AMI and AIFA urge members to ‘question regulation’

Ramesh Sharma

March 18, 2006

Speaking at the event, Chris Cummings, director-general at AIFA and AMI, urged members to question any aspects of the market they were unhappy with. He drew particular attention to the escalating costs of regulation. He said: “The costs and burden of regulation creep up year-upon-year. Taken on their own, each may look reasonable, and of little concern. That is why we must always question – is this necessary? How much will it cost? What benefit will result? Without robust questioning, regulation will strangle growth, entrepreneurship and the essential dynamism that actually benefits consumers.”

However Sarah Gwilt, mortgage adviser at Dickson Lishman Prince, said: “Regulation is here to stay and brokers who are good don’t have the time to question its validity, it’s just a question of getting on with it to be honest. Regulation is good for clients and the market as it has got rid of a lot of the rogues.”
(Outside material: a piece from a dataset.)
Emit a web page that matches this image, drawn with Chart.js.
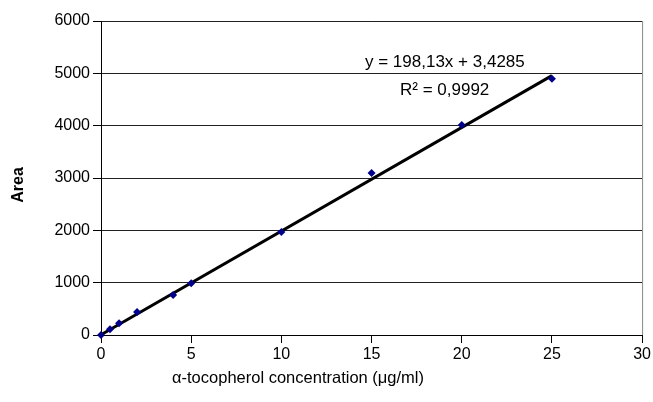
<!DOCTYPE html>
<html>
<head>
<meta charset="utf-8">
<script src="https://cdn.jsdelivr.net/npm/chart.js@4.4.0/dist/chart.umd.min.js"></script>
<style>
  body { margin: 0; background: #fff; }
  #wrap { width: 653px; height: 402px; }
</style>
</head>
<body>
<div id="wrap"><canvas id="myChart"></canvas></div>
<script>
const concentration = [0, 0.5, 1, 2, 4, 5, 10, 15, 20, 25];
const area = [0, 110, 225, 440, 765, 990, 1970, 3095, 4015, 4895];
const slope = 198.13;
const intercept = 3.4285;
const fitX = [0, 25];
const xTicks = [0, 5, 10, 15, 20, 25, 30];
const yTicks = [0, 1000, 2000, 3000, 4000, 5000, 6000];
const equationText = "y = 198,13x + 3,4285";
const r2Text = "R² = 0,9992";

const FONT = "'Liberation Sans Narrow', 'Arial Narrow', 'Liberation Sans', sans-serif";

const points = concentration.map((x, i) => ({ x: x, y: area[i] }));
const fitLine = fitX.map(x => ({ x: x, y: slope * x + intercept }));

// extra text: axis titles, equation, right border
const extras = {
  id: "extras",
  afterDraw(chart) {
    const ctx = chart.ctx;
    const a = chart.chartArea;
    ctx.save();
    ctx.strokeStyle = "#888";
    ctx.lineWidth = 1;
    ctx.beginPath();
    ctx.moveTo(a.right + 0.5, a.top);
    ctx.lineTo(a.right + 0.5, a.bottom);
    ctx.stroke();

    ctx.fillStyle = "#000";
    ctx.font = "17px " + FONT;
    ctx.textAlign = "left";
    ctx.textBaseline = "middle";
    ctx.fillText(equationText, 365, 62);
    ctx.fillText(r2Text, 400, 90);

    ctx.textAlign = "center";
    ctx.font = "16.5px " + FONT;
    ctx.fillText("\u03b1-tocopherol concentration (\u03bcg/ml)", 298, 378);

    ctx.translate(19, 185);
    ctx.rotate(-Math.PI / 2);
    ctx.font = "bold 16px " + FONT;
    ctx.fillText("Area", 0, 0);
    ctx.restore();
  }
};

new Chart("myChart", {
  type: "scatter",
  data: {
    datasets: [
      {
        label: "fit",
        type: "line",
        data: fitLine,
        borderColor: "#000",
        borderWidth: 3,
        pointRadius: 0,
        fill: false,
        clip: false,
        order: 2,
      },
      {
        label: "Area",
        data: points,
        pointStyle: "rectRot",
        pointRadius: 4,
        backgroundColor: "#00008b",
        borderColor: "#00008b",
        borderWidth: 0,
        clip: false,
        order: 1,
      },
    ],
  },
  options: {
    responsive: true,
    maintainAspectRatio: false,
    animation: false,
    layout: { padding: { top: 21, right: 8, left: 0, bottom: 0 } },
    plugins: {
      legend: { display: false },
      tooltip: { enabled: false },
    },
    scales: {
      x: {
        type: "linear",
        min: 0,
        max: 30,
        afterBuildTicks: (s) => { s.ticks = xTicks.map(v => ({ value: v })); },
        afterFit: (s) => { s.height = 67; },
        grid: {
          drawOnChartArea: false,
          drawTicks: true,
          tickLength: 8,
          tickColor: "#000",
        },
        border: { color: "#000", width: 1 },
        ticks: {
          color: "#000",
          padding: 2,
          maxRotation: 0,
          font: { family: FONT, size: 16 },
          callback: (v) => String(v),
        },
      },
      y: {
        min: 0,
        max: 6000,
        afterBuildTicks: (s) => { s.ticks = yTicks.map(v => ({ value: v })); },
        afterFit: (s) => { s.width = 101; },
        grid: {
          color: "#222",
          lineWidth: 1,
          drawTicks: true,
          tickLength: 8,
          tickColor: "#000",
        },
        border: { color: "#000", width: 1 },
        ticks: {
          color: "#000",
          padding: 3,
          font: { family: FONT, size: 16 },
          callback: (v) => String(v),
        },
      },
    },
  },
  plugins: [extras],
});
</script>
</body>
</html>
Also speaking at the event was Walter Merricks, chief ombudsman at the Financial Ombudsman Service (FOS), who said concerns surrounding the complaint procedure would be acted upon. He said: “The majority of complaints against IFAs are not upheld. But we are aware that when a small firm, in particular, has received more than the two ‘free’ cases allowed a year, the fact these further complaints may not be upheld provides little comfort since the firm still has to pay the fees. We realise this can cause resentment and I have some sympathy.” He said the FOS would be publishing a consultative paper to address funding and the issues surrounding case fees and the general levy.